On 20 March 2008, a BBC camera crew captured remarkable footage of walruses (Odobenus rosmarus) apparently hunting spectacled eider ducks (Somateria fischeri) overwintering amid the pack ice of the Bering Sea (see http://news.bbc.co.uk/earth/hi/earth_news/newsid_8673000/8673614.stm). What? Walruses hunting ducks? Didn't they eat clams and other shellfish? What nonsense! Indeed, such was the (not very) learned (as it turned out) consensus of my biologist colleagues. Yet here was visual evidence that these white-tusked, bristle-lipped pinnipeds might be something more than the bottom-feeding mollusk-munchers I had thought them to be. My surprise was made only greater upon discovering that the son of a 19th-century whaling ship's captain had been trying to tell me this since 1889. And he'd not been alone.
The authors of a paper describing the above-mentioned sightings (Arctic 2010; 63: 53–56), published in the same month the film finally appeared on the BBC website, were careful to mention that they saw no duck captured as the walruses rushed them from below. Aha! Were they, then, just scaring the birds for fun in some maritime version of “bowling for buzzards” as practiced by The Lion King's Pumbaa? My disbelief came under sustained fire, however, as I read several accounts reporting fowl to occasionally feature on walrus menus.
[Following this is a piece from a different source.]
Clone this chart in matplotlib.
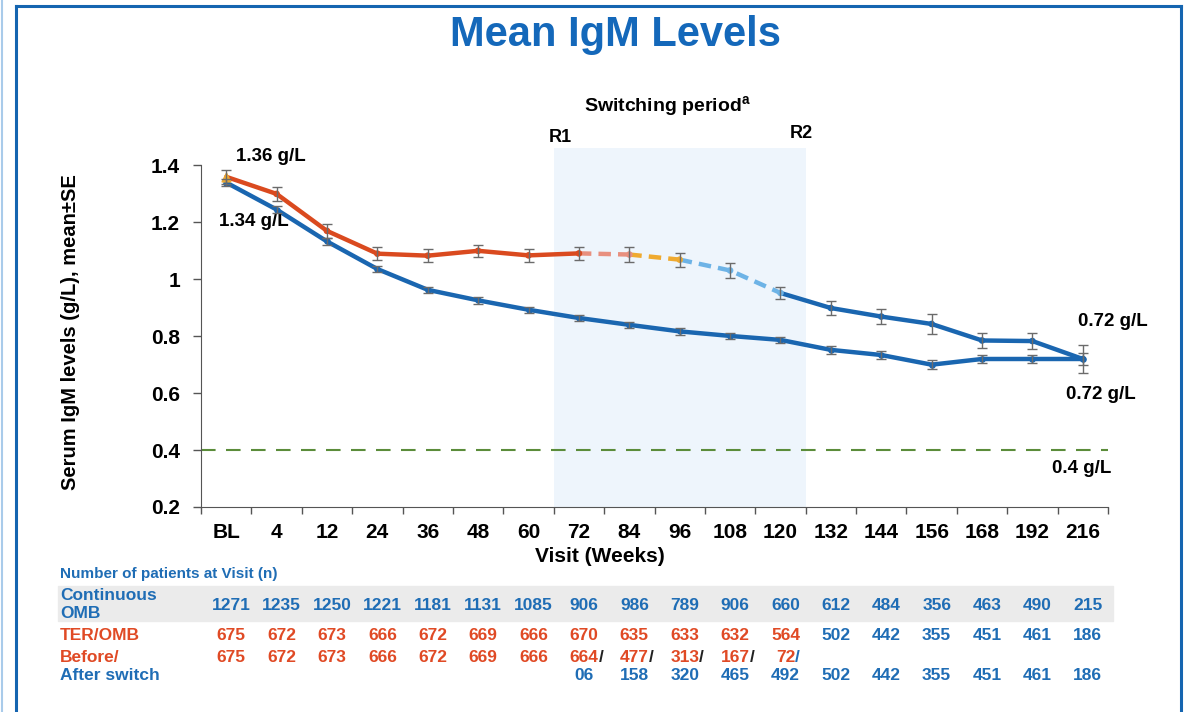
import numpy as np
import matplotlib
matplotlib.use("Agg")
import matplotlib.pyplot as plt
from matplotlib.patches import Rectangle
from matplotlib.lines import Line2D
from matplotlib.transforms import blended_transform_factory

plt.rcParams['font.family'] = ['Liberation Sans', 'DejaVu Sans']
plt.rcParams['font.weight'] = 'bold'
plt.rcParams['mathtext.fontset'] = 'custom'
plt.rcParams['mathtext.bf'] = 'Liberation Sans:bold'

# data
visits = ['BL', '4', '12', '24', '36', '48', '60', '72', '84', '96', '108', '120',
          '132', '144', '156', '168', '192', '216']
ter_omb = [1.36, 1.30, 1.17, 1.09, 1.083, 1.10, 1.084, 1.091, 1.087, 1.069, 1.031, 0.952,
           0.899, 0.869, 0.843, 0.785, 0.783, 0.72]
ter_se = [0.025, 0.025, 0.025, 0.022, 0.022, 0.022, 0.022, 0.022, 0.025, 0.025, 0.025, 0.022,
          0.025, 0.027, 0.035, 0.025, 0.028, 0.05]
cont_omb = [1.34, 1.245, 1.133, 1.036, 0.963, 0.926, 0.893, 0.864, 0.84, 0.817, 0.801, 0.787,
            0.752, 0.734, 0.70, 0.72, 0.72, 0.72]
cont_se = [0.012, 0.012, 0.012, 0.012, 0.01, 0.012, 0.01, 0.012, 0.01, 0.012, 0.012, 0.012,
           0.013, 0.013, 0.015, 0.015, 0.015, 0.02]
threshold = 0.4

n_cont = [1271, 1235, 1250, 1221, 1181, 1131, 1085, 906, 986, 789, 906, 660, 612, 484, 356, 463, 490, 215]
n_ter = [675, 672, 673, 666, 672, 669, 666, 670, 635, 633, 632, 564, 502, 442, 355, 451, 461, 186]
n_before = ['675', '672', '673', '666', '672', '669', '666', '664', '477', '313', '167', '72',
            '', '', '', '', '', '']
n_after = ['', '', '', '', '', '', '', '06', '158', '320', '465', '492',
           '502', '442', '355', '451', '461', '186']

RED = '#DA4A1F'
BLUE = '#1A66B0'
SALMON = '#E8907F'
ORANGE = '#EFAA30'
LBLUE = '#6DB3E6'
TBLUE = '#1F6DB5'
TRED = '#E04A25'

x = np.arange(len(visits))

fig = plt.figure(figsize=(11.84, 7.12), dpi=100)
W, H = 1184, 712
ax = fig.add_axes([201 / W, 1 - 507 / H, 907 / W, (507 - 147.5) / H])

ax.axvspan(6.5, 11.5, color='#EEF5FC', zorder=0, lw=0)
ax.axhline(threshold, color='#5B8C3A', lw=1.5, dashes=(7, 5), zorder=1)

# continuous OMB
ax.plot(x, cont_omb, color=BLUE, lw=3.2, zorder=3, solid_capstyle='round')
ax.scatter(x, cont_omb, s=14, color=BLUE, zorder=4)

# TER/OMB, split by switch phase
segs = [(0, 7, RED, '-'), (7, 8, SALMON, '--'), (8, 9, ORANGE, '--'),
        (9, 11, LBLUE, '--'), (11, 17, BLUE, '-')]
for a, b, c, ls in segs:
    ln, = ax.plot(x[a:b + 1], ter_omb[a:b + 1], color=c, lw=3.2, ls=ls, zorder=5,
                  solid_capstyle='round')
    if ls == '--':
        ln.set_dashes((2.8, 1.6))
pt_colors = [ORANGE] + [RED] * 7 + [SALMON, ORANGE, LBLUE, LBLUE] + [BLUE] * 6
ax.scatter(x[1:], ter_omb[1:], s=14, color=pt_colors[1:], zorder=6)
ax.scatter(x[:1], ter_omb[:1], s=40, marker='^', color=pt_colors[0], zorder=6)

ax.errorbar(x, cont_omb, yerr=cont_se, fmt='none', ecolor='#6b6b6b', elinewidth=1,
            capsize=3.5, capthick=1, zorder=7)
ax.errorbar(x, ter_omb, yerr=ter_se, fmt='none', ecolor='#6b6b6b', elinewidth=1,
            capsize=3.5, capthick=1, zorder=7)

ax.set_xlim(-0.5, 17.5)
ax.set_ylim(0.2, 1.463)
ax.spines['top'].set_visible(False)
ax.spines['right'].set_visible(False)
ax.spines['left'].set_bounds(0.2, 1.4)
for s in ('left', 'bottom'):
    ax.spines[s].set_color('#555555')
ax.set_yticks([0.2, 0.4, 0.6, 0.8, 1.0, 1.2, 1.4])
ax.set_yticklabels(['0.2', '0.4', '0.6', '0.8', '1', '1.2', '1.4'])
ax.tick_params(axis='y', length=6, width=1, color='#555555', pad=9, labelsize=15)
ax.set_xticks(x)
ax.set_xticklabels(visits)
ax.tick_params(axis='x', which='major', length=0, pad=11.5, labelsize=15)
ax.set_xticks(np.arange(-0.5, 17.6, 1), minor=True)
ax.tick_params(axis='x', which='minor', length=5, width=1, color='#555555')

ax.set_ylabel('Serum IgM levels (g/L), mean±SE', fontsize=14.5, fontweight='bold')
ax.yaxis.set_label_coords(-0.133, 0.487)
fig.text(600 / W, 1 - 557 / H, 'Visit (Weeks)', ha='center', va='center', fontsize=15)

# annotations
ax.text(0.2, 1.432, '1.36 g/L', fontsize=13.5, va='center', clip_on=False)
ax.text(-0.14, 1.203, '1.34 g/L', fontsize=13.5, va='center')
ax.text(16.9, 0.851, '0.72 g/L', fontsize=13.5, va='center', clip_on=False)
ax.text(16.67, 0.594, '0.72 g/L', fontsize=13.5, va='center', clip_on=False)
ax.text(16.39, 0.337, '0.4 g/L', fontsize=13.5, va='center', clip_on=False)
ax.text(6.63, 1.499, 'R1', fontsize=13, ha='center', va='center', clip_on=False)
ax.text(11.41, 1.513, 'R2', fontsize=13, ha='center', va='center', clip_on=False)
ax.text(8.76, 1.608, r'Switching period$^{\mathbf{a}}$', fontsize=14, ha='center',
        va='center', clip_on=False)

fig.text(615.5 / W, 1 - 35 / H, 'Mean IgM Levels', ha='center', va='center',
         fontsize=30, color='#1468BA')

# patients table
tr = blended_transform_factory(ax.transData, fig.transFigure)
fig.patches.append(Rectangle((58 / W, 1 - 621 / H), (1113 - 58) / W, 35 / H,
                             transform=fig.transFigure, color='#EBEBEB', zorder=-5))
fig.text(60 / W, 1 - 574 / H, 'Number of patients at Visit (n)', fontsize=11,
         color=TBLUE, va='center')
fig.text(60 / W, 1 - 604 / H, 'Continuous\nOMB', fontsize=12.5, color=TBLUE, va='center',
         linespacing=1.25)
fig.text(60 / W, 1 - 635 / H, 'TER/OMB', fontsize=12.5, color=TRED, va='center')
fig.text(60 / W, 1 - 657 / H, 'Before/', fontsize=12.5, color=TRED, va='center')
fig.text(60 / W, 1 - 676 / H, 'After switch', fontsize=12.5, color=TBLUE, va='center')

off = 0.1
for i in range(len(visits)):
    xc = x[i] + off
    ax.text(xc, 1 - 605 / H, str(n_cont[i]), transform=tr, ha='center', va='center',
            fontsize=12.5, color=TBLUE)
    ax.text(xc, 1 - 635 / H, str(n_ter[i]), transform=tr, ha='center', va='center',
            fontsize=12.5, color=TRED if i <= 11 else TBLUE)
    if n_before[i]:
        t = ax.text(xc, 1 - 657 / H, n_before[i], transform=tr, ha='center', va='center',
                    fontsize=12.5, color=TRED)
        if i >= 7:
            ax.annotate('/', xy=(1, 0), xycoords=t, ha='left', va='bottom', fontsize=12.5,
                        color='#222222' if i < 11 else TBLUE)
    if n_after[i]:
        ax.text(xc, 1 - 676 / H, n_after[i], transform=tr, ha='center', va='center',
                fontsize=12.5, color=TBLUE)

# slide frame
for xs, ys in [((16 / W, 1181 / W), (1 - 6 / H, 1 - 6 / H)),
               ((16 / W, 16 / W), (1 - 6 / H, 0)),
               ((1181 / W, 1181 / W), (1 - 6 / H, 0))]:
    fig.add_artist(Line2D(xs, ys, color='#1565B0', lw=2.2))
fig.add_artist(Line2D((2 / W, 2 / W), (0, 1), color='#A9CBEA', lw=1.5))

fig.savefig('out.png', dpi=100)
One, published in 2004 (Polar Res 2004; 23: 111–14), recorded thick-billed murres (Uria lomvia) being taken time and again by walruses off Coats Island in Hudson Bay, Canada. All they left behind were the bones and feathers, the walruses' pumping tongues creating enough of a vacuum to strip the birds of their softer body parts. Another report (Polar Res 2010; 29: 455–57) recounted numerous successful attacks on pink-footed geese (Anser brachyrhynchus) off the Norwegian island of Svalbard, the flightless, molting birds as easy a target as turkeys at a fairground shoot. Even bits of a swift black guillemot (Cepphus grylle) had found their way into the gut of a walrus off Alaska's St Lawrence Island (Mar Mammal Sci 1990; 6: 348–50). I wondered who was the more astonished, that guillemot or me.
OK, so walruses have a thing for the odd chicken dinner, but my humiliation burgeoned when I discovered that they also enjoy beefier burgers. Papers recounting seals being taken by walruses had been dribbling in for years behind my back (see for example Polar Biol 1984; 3: 11–18 and especially Meddelelser om Grønland, Bioscience 1977; 46: 44). And if that were not enough, the Sptizbergen Travel website even posted photos of a walrus feeding on a bearded seal (Erignathus barbatus)
I threw up my hands, however, when I realized that the aforementioned whaling ship's lad had beaten all these reports to publication by nearly a century. Back in January 1889, Robert Walker Gray offered the following in The Zoologist (Third Series, Vol XIIL): A male Walrus which was shot measured 11 ft from the tip of the nose to the extremity of the spine, and 9 ft in girth. The stomach of this Walrus was filled with large pieces of Seal's skin, with the blubber attached, and also of pieces of liver. Last season we shot two, and both their stomachs were similarly filled; one of them, which was shot in the water, had a floe Seal in its mouth which it had just captured; so that the unfortunate floe Seals, persecuted on the ice by the Bears, are preyed upon by the Walrus while in the water. And it seemed he ought to know. Despite being in his early 20s when writing the above, Gray was already a seasoned explorer of the Greenland Sea, having traveled there with his father on several whaling trips. He seemed a trustworthy source too, eventually becoming a respected physician and an authority on whaling history.
But why should walruses settle for seal when they can polish off a polar bear (Ursus maritimus) or nab a narwhal (Monodon monoceros) and leave me even more embarrassed? Amazingly, even these mighty creatures can be feasted upon. The same Meddelelser om Grønland article recounts a personal communication – from one Ole Brønland – of walruses falling upon a shot polar bear, dragging it under water, presumably to eat it. And up popped Gray again in a 1927 article in Nature (119: 923, intriguingly reprinted in the 22 September 1927 edition of the Brisbane newspaper The Queenslander!) with two observations of narwhal-eating walruses, one made by his father: On an earlier voyage [in 1879], before I commenced sailing with him, my father, the late Capt Gray of Peterhead, came across a narwhal recently dead, and a walrus engaged either in killing it or eating it…The body of [the narwhal] was scored with deep wounds, and the stomach of the [walrus] was packed with its blubber.
I surrendered. Apparently, seal-chomping, bird-bashing, narwhal-slurping walruses have long existed out among the icebergs. Whatever will nature come up with next? Fruit-eating crocodiles? What? (J Zoology 2013; 291: 87–99). Oh, come on, you can't be serious!